### DIRECTIONS FOR THIS TASK
Please output the records below in full, exactly as given, but without the images.
# # # # # # #
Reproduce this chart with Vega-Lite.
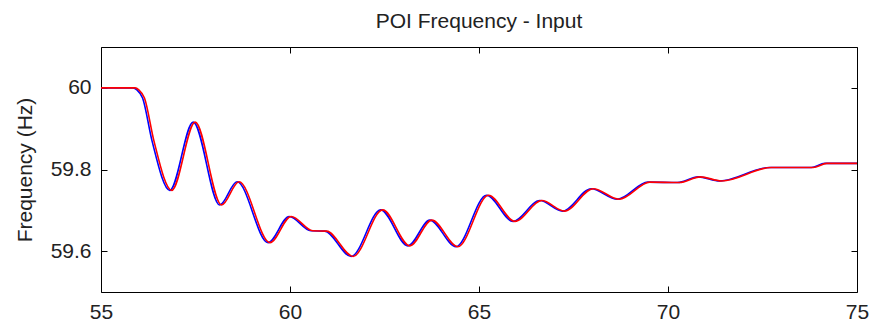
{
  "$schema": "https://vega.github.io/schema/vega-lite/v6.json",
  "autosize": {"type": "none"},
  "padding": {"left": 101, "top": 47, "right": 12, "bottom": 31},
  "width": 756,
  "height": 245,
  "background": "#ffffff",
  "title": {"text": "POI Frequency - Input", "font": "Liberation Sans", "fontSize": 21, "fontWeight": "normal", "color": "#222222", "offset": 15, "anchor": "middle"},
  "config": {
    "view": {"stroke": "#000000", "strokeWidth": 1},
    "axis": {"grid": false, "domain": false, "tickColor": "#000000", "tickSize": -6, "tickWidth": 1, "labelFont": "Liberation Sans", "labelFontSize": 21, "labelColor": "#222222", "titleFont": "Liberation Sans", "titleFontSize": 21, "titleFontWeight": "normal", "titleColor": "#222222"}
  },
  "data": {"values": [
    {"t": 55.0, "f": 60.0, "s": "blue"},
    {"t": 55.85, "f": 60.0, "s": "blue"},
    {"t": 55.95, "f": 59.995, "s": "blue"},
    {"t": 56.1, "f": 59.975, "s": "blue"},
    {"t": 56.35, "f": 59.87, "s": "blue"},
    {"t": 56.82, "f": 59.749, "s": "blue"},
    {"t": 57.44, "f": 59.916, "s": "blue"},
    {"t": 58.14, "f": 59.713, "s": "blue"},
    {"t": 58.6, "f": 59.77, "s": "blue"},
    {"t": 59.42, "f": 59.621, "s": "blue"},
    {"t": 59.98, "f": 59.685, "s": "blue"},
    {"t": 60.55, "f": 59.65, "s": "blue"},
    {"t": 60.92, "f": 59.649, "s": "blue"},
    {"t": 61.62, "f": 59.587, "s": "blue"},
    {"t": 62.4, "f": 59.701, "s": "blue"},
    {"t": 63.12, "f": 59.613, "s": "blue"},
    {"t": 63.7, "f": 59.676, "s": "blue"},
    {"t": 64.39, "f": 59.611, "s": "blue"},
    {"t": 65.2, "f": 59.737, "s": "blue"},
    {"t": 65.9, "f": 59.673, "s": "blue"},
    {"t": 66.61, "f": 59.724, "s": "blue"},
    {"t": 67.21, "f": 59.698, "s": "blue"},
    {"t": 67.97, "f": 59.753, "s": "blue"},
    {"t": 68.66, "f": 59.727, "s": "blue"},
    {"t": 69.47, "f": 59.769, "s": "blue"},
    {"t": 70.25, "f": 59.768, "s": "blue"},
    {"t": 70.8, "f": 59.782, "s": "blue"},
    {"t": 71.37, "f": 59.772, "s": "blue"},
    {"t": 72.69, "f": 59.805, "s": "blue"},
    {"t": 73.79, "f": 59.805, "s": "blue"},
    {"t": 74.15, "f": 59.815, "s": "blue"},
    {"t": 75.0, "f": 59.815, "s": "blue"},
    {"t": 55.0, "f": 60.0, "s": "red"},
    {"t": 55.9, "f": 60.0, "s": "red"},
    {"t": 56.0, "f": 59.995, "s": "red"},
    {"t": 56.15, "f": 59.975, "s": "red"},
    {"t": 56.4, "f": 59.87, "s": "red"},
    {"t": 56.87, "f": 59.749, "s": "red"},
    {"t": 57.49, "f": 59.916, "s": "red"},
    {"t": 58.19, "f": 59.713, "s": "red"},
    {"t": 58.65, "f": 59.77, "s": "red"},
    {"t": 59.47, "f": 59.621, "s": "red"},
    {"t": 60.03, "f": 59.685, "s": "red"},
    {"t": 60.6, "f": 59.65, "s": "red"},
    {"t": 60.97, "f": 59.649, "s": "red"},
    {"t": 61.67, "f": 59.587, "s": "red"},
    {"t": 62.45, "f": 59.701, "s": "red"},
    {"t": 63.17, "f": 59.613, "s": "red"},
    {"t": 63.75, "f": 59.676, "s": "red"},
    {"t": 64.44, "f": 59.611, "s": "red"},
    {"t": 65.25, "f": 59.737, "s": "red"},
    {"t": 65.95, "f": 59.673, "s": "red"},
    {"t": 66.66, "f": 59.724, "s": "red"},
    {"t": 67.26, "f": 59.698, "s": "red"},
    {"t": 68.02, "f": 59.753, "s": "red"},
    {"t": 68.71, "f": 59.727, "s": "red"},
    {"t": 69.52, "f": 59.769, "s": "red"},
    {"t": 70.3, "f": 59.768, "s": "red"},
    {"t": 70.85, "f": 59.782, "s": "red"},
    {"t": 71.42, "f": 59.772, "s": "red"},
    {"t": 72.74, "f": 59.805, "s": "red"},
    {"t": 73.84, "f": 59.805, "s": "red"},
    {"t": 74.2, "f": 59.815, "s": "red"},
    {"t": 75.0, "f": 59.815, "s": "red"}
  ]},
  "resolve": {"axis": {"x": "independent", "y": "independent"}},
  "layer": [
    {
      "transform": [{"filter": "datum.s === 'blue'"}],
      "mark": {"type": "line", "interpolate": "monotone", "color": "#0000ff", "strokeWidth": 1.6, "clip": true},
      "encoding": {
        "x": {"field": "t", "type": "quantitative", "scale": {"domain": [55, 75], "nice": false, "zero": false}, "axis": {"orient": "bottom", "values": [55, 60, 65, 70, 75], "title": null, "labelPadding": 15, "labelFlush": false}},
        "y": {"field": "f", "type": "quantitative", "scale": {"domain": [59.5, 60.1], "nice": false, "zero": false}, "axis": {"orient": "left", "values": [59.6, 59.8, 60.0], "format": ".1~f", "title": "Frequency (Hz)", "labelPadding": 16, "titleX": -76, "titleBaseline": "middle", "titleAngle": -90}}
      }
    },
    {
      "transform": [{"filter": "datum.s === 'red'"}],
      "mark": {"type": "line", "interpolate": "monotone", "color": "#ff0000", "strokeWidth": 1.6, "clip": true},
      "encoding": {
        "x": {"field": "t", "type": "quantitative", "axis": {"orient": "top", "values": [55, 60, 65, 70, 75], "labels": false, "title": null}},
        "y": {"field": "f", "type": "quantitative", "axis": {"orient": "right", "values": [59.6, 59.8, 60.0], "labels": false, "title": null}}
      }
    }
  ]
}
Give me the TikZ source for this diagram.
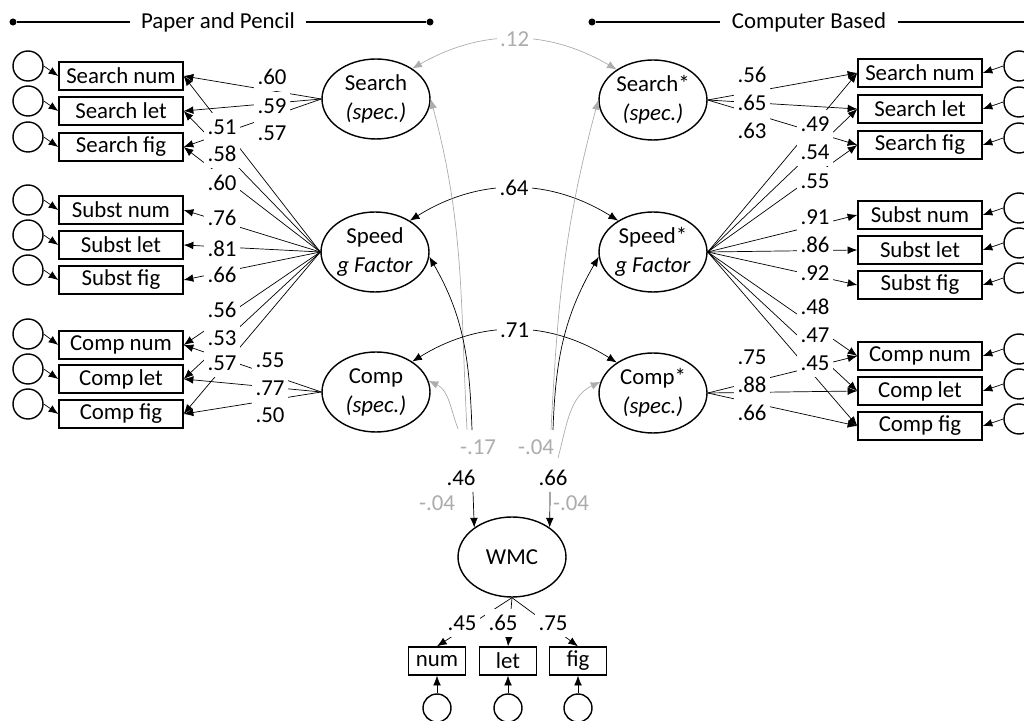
# # # # # # #
### TASK ANSWER
Reproduce this chart with Vega-Lite.
{
  "$schema": "https://vega.github.io/schema/vega-lite/v6.json",
  "autosize": {"type": "none"},
  "padding": {"left": 101, "top": 47, "right": 12, "bottom": 31},
  "width": 756,
  "height": 245,
  "background": "#ffffff",
  "title": {"text": "POI Frequency - Input", "font": "Liberation Sans", "fontSize": 21, "fontWeight": "normal", "color": "#222222", "offset": 15, "anchor": "middle"},
  "config": {
    "view": {"stroke": "#000000", "strokeWidth": 1},
    "axis": {"grid": false, "domain": false, "tickColor": "#000000", "tickSize": -6, "tickWidth": 1, "labelFont": "Liberation Sans", "labelFontSize": 21, "labelColor": "#222222", "titleFont": "Liberation Sans", "titleFontSize": 21, "titleFontWeight": "normal", "titleColor": "#222222"}
  },
  "data": {"values": [
    {"t": 55.0, "f": 60.0, "s": "blue"},
    {"t": 55.85, "f": 60.0, "s": "blue"},
    {"t": 55.95, "f": 59.995, "s": "blue"},
    {"t": 56.1, "f": 59.975, "s": "blue"},
    {"t": 56.35, "f": 59.87, "s": "blue"},
    {"t": 56.82, "f": 59.749, "s": "blue"},
    {"t": 57.44, "f": 59.916, "s": "blue"},
    {"t": 58.14, "f": 59.713, "s": "blue"},
    {"t": 58.6, "f": 59.77, "s": "blue"},
    {"t": 59.42, "f": 59.621, "s": "blue"},
    {"t": 59.98, "f": 59.685, "s": "blue"},
    {"t": 60.55, "f": 59.65, "s": "blue"},
    {"t": 60.92, "f": 59.649, "s": "blue"},
    {"t": 61.62, "f": 59.587, "s": "blue"},
    {"t": 62.4, "f": 59.701, "s": "blue"},
    {"t": 63.12, "f": 59.613, "s": "blue"},
    {"t": 63.7, "f": 59.676, "s": "blue"},
    {"t": 64.39, "f": 59.611, "s": "blue"},
    {"t": 65.2, "f": 59.737, "s": "blue"},
    {"t": 65.9, "f": 59.673, "s": "blue"},
    {"t": 66.61, "f": 59.724, "s": "blue"},
    {"t": 67.21, "f": 59.698, "s": "blue"},
    {"t": 67.97, "f": 59.753, "s": "blue"},
    {"t": 68.66, "f": 59.727, "s": "blue"},
    {"t": 69.47, "f": 59.769, "s": "blue"},
    {"t": 70.25, "f": 59.768, "s": "blue"},
    {"t": 70.8, "f": 59.782, "s": "blue"},
    {"t": 71.37, "f": 59.772, "s": "blue"},
    {"t": 72.69, "f": 59.805, "s": "blue"},
    {"t": 73.79, "f": 59.805, "s": "blue"},
    {"t": 74.15, "f": 59.815, "s": "blue"},
    {"t": 75.0, "f": 59.815, "s": "blue"},
    {"t": 55.0, "f": 60.0, "s": "red"},
    {"t": 55.9, "f": 60.0, "s": "red"},
    {"t": 56.0, "f": 59.995, "s": "red"},
    {"t": 56.15, "f": 59.975, "s": "red"},
    {"t": 56.4, "f": 59.87, "s": "red"},
    {"t": 56.87, "f": 59.749, "s": "red"},
    {"t": 57.49, "f": 59.916, "s": "red"},
    {"t": 58.19, "f": 59.713, "s": "red"},
    {"t": 58.65, "f": 59.77, "s": "red"},
    {"t": 59.47, "f": 59.621, "s": "red"},
    {"t": 60.03, "f": 59.685, "s": "red"},
    {"t": 60.6, "f": 59.65, "s": "red"},
    {"t": 60.97, "f": 59.649, "s": "red"},
    {"t": 61.67, "f": 59.587, "s": "red"},
    {"t": 62.45, "f": 59.701, "s": "red"},
    {"t": 63.17, "f": 59.613, "s": "red"},
    {"t": 63.75, "f": 59.676, "s": "red"},
    {"t": 64.44, "f": 59.611, "s": "red"},
    {"t": 65.25, "f": 59.737, "s": "red"},
    {"t": 65.95, "f": 59.673, "s": "red"},
    {"t": 66.66, "f": 59.724, "s": "red"},
    {"t": 67.26, "f": 59.698, "s": "red"},
    {"t": 68.02, "f": 59.753, "s": "red"},
    {"t": 68.71, "f": 59.727, "s": "red"},
    {"t": 69.52, "f": 59.769, "s": "red"},
    {"t": 70.3, "f": 59.768, "s": "red"},
    {"t": 70.85, "f": 59.782, "s": "red"},
    {"t": 71.42, "f": 59.772, "s": "red"},
    {"t": 72.74, "f": 59.805, "s": "red"},
    {"t": 73.84, "f": 59.805, "s": "red"},
    {"t": 74.2, "f": 59.815, "s": "red"},
    {"t": 75.0, "f": 59.815, "s": "red"}
  ]},
  "resolve": {"axis": {"x": "independent", "y": "independent"}},
  "layer": [
    {
      "transform": [{"filter": "datum.s === 'blue'"}],
      "mark": {"type": "line", "interpolate": "monotone", "color": "#0000ff", "strokeWidth": 1.6, "clip": true},
      "encoding": {
        "x": {"field": "t", "type": "quantitative", "scale": {"domain": [55, 75], "nice": false, "zero": false}, "axis": {"orient": "bottom", "values": [55, 60, 65, 70, 75], "title": null, "labelPadding": 15, "labelFlush": false}},
        "y": {"field": "f", "type": "quantitative", "scale": {"domain": [59.5, 60.1], "nice": false, "zero": false}, "axis": {"orient": "left", "values": [59.6, 59.8, 60.0], "format": ".1~f", "title": "Frequency (Hz)", "labelPadding": 16, "titleX": -76, "titleBaseline": "middle", "titleAngle": -90}}
      }
    },
    {
      "transform": [{"filter": "datum.s === 'red'"}],
      "mark": {"type": "line", "interpolate": "monotone", "color": "#ff0000", "strokeWidth": 1.6, "clip": true},
      "encoding": {
        "x": {"field": "t", "type": "quantitative", "axis": {"orient": "top", "values": [55, 60, 65, 70, 75], "labels": false, "title": null}},
        "y": {"field": "f", "type": "quantitative", "axis": {"orient": "right", "values": [59.6, 59.8, 60.0], "labels": false, "title": null}}
      }
    }
  ]
}
Give me the TikZ source for this diagram.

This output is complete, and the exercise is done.